For someone so brash, Stewart also apparently has a sensitive side. He doesn't understand how some people could have such venom, which they spew on social media, critical of his racing ability, his demeanor, and his past transgressions. Certainly, Stewart's resume and at-track persona -- and more than a few antics -- don't sit well with everyone and he has earned some of that hate.

He reads he's too washed up, too slow and obviously can't drive the good equipment that Kevin Harvick and Kurt Busch take to wins. And it might not hurt for long, but Stewart saw enough of those comments to mention in his postrace news conference at Sonoma.

His win at Sonoma won't change that type of vitriol. His lengthy resume has allowed fans to form opinions. If he got on social media this week, he might stumble among those who believe that Denny Hamlin purposefully went wide in the final corner to give Stewart the win. (The video does not help the cause, especially the overhead shots. Hamlin had a good gap on Stewart and went wide, blowing the corner in epic fashion. How in the world could Hamlin mess up so bad?)

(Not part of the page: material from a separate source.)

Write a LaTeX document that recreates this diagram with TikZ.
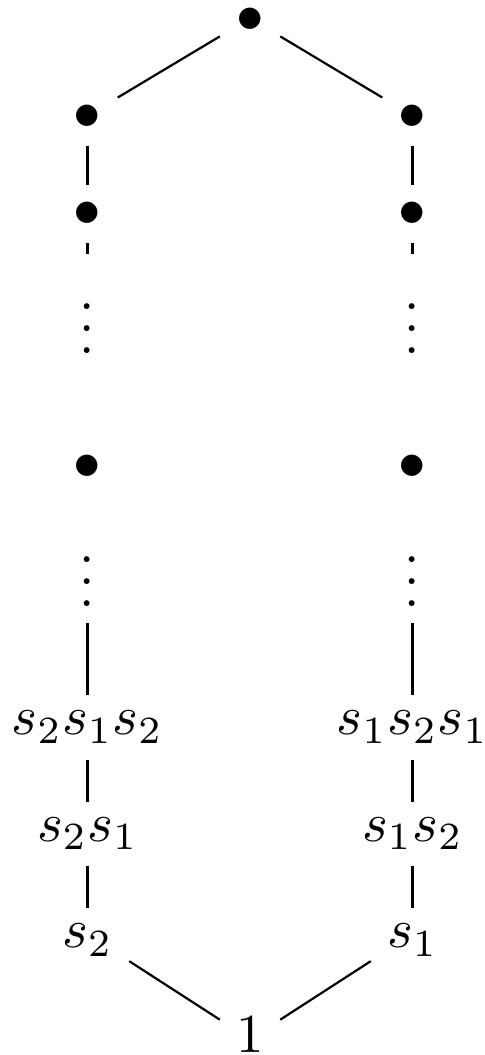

But to believe Hamlin gifted the victory, you would have to assume Hamlin first made a mistake in passing Stewart in the first place.

Knowing the competitiveness of a race-car driver, it is rational to believe Hamlin just delivered the choke job of ultimate proportion. Even the best make mistakes, and Hamlin has made a few in his career, especially in the 2010 championship hunt. Great pitchers hang a fastball at the wrong moment. Great basketball shooters miss from close range. Sometimes the best golfer two-putts when a 12-year-old can sink it on the first try.

Stewart earned this win. He didn't get passed on either of the restarts after he assumed the lead. As he said, he probably hit all but three corners on the final 14 laps. He delivered a winning performance no matter what happened on that last lap.

Now comes the Chase. In 2011 he predicted he didn't have a chance and then won five races to capture the title. So don't ask him now, he'll say.

Don't look on the track for answers. Teams ran the proposed 2017 package at Michigan, where Stewart had his best performance of the season prior to Sonoma. The road course at Sonoma has no correlation to any turn in the Chase, and this week the series heads to the restrictor-plate event at Daytona. Then comes another look at the 2017 package with Kentucky. Not for another month will Stewart race a car that has a potential Chase setup.

The odds don't favor him. But truthfully a driver doesn't have to run great in the entire Chase to advance to the championship round. A driver could race mediocre in the first round, good in the second round and then must have those great moments over the last four events.

Stewart could get there. But if he doesn't, he gave his fans one more chance to celebrate. Actually, they'll have plenty of more chances to celebrate. When he gets to running the cars that truly make him happy, they could see him race closer to their hometowns, and they'll pay cheaper prices for tickets and concessions. As long as they can see through the clouds of dirt rising from the surface, they will see Stewart wheeling a car with a smile on his face.

When he wins, he'll celebrate. He might have to thank a few sponsors, but he'll celebrate in a victory lane void of much of the butt-kissing and media stops one has to do as part of the big-money Sprint Cup machine.

It will be raw. It will be real. And it will prove once again that he has the talent. No questions asked.